Pessimists will point to January’s particularly sharp decline of the expectations component from 97.3 to a six-year low of 94.2 that also now clearly undercuts its 98.3 long-term (2005-2018) average. It needs to be considered, however, that this component is also more vulnerable to general sentiment in the media, which has been quite negative about economic prospects for a number of months now. By contrast, firms’ assessment of current conditions is more closely tied to their own hard numbers about output and demand, and this component has slipped only slightly from 104.9 (revised up from 104.7) to 104.3. This is not only still closer to its series high of 109.1 in February 2018 than its long-term average of 96.9, but it also remains above any level observed during 2005-16. Although the expectations component by nature tends to lead the current conditions index within the business cycle, the negative gap between the two has never been as large as at present. This raises the possibility that the expectations component is driven to a larger extent than in previous cycles by herd behaviour rather than by firms actually seeing a dramatic drop in orders in their business area.

 

The latter suspicion is reinforced by the January breakdown by sector. Deterioration was seen across the board, and – with the sole exception of the construction sector – it was driven almost exclusively by expectations.

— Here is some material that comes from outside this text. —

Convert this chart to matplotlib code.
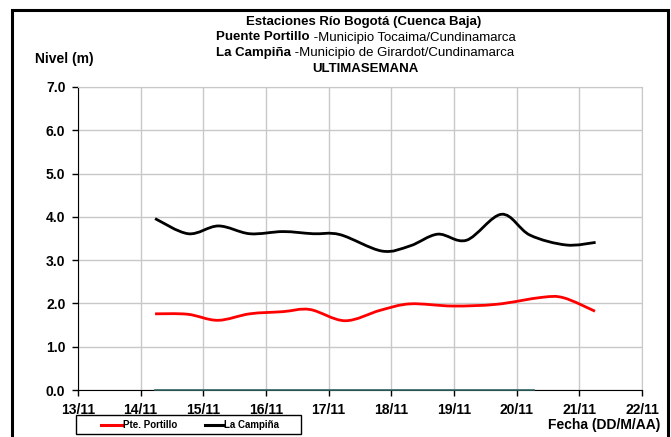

Indeed, current conditions even improved in the wholesale and retail sectors and in services, and they worsened only modestly in manufacturing to a historically still quite elevated level (higher than anything observed between the start of the current series in 2005 and March 2017). Meanwhile, the construction sector climate had been at or near all-time highs in recent months and was presumably impacted negatively by relatively severe winter conditions in January (compared to the past few years). The Ifo institute say that the climate deteriorated in all major industrial branches but the chemical sector – the latter was likely helped by the normalization of river transport of commodities as water levels rose significantly. Ifo also point out that capacity utilization in manufacturing, while slipping by 0.7 points to 86.3%, still clearly exceeds its long-term average of 83.7%.

 

Overall, the additional dip displayed by the Ifo business climate survey in January does strengthen the case for a more pronounced or at least lengthier economic slowdown than previously believed. At the same time, the persistently high level of the current conditions component indicates that the resilience of the German economy to dampening factors from abroad remains considerable. For much of 2018, the Ifo survey had overstated the health of the economy (unlike the PMI and ZEW surveys), but the declines of recent months have reduced or even eliminated this gap now. As such, caution is advised in terms of extrapolating these recent declines to Germany’s economic prospects in the coming months, as there could easily be a phase now in which leading indicators understate actual business activity on the ground. It must not be forgotten that the special factors that hurt GDP growth during most of the second half of 2018 (the new emission standards in the auto sector and low river water levels) are unwinding right now in early 2019. Furthermore, the significant boost to consumer purchasing power due to much lower fuel and heating oil prices since about mid-December can be expected to boost consumer demand now. Global uncertainty tends to be a dampening factor for exports and investment, but German consumers are much more concerned about domestic inflation than anything else. Given last year’s above-average wage and pension increases and persistently good labour market conditions, consumer spending should thus remain a key pillar of the economy. Finally, looking beyond weather influences, the construction sector will remain at historically high activity levels in any case given structural support from demographics, pent-up demand, and still very low interest rates.

 

The mid-January IHS Markit forecasts for (calendar-adjusted) GDP growth were 1.5% for 2018 and 1.4% for 2019. The latest monthly frequency data and the evidence from today’s January Ifo report suggest that the prediction for 2019 needs to be reduced, albeit only moderately so to 1.2%. Growth in the first quarter of 2019 remains likely to be near 0.6% q/q and thus well above the underlying trend of only 0.2-0.3% because of the unwinding of the above-mentioned special factors and additional effects from the fiscal loosening measures becoming effective at the start of 2019. In any case, with Germany’s public sector boasting a budget surplus of 1.7% of GDP in 2018, the government could easily afford to implement additional measures to prop up demand in case the economy weakens sharply further, e.g. in case of a chaotic no-deal Brexit.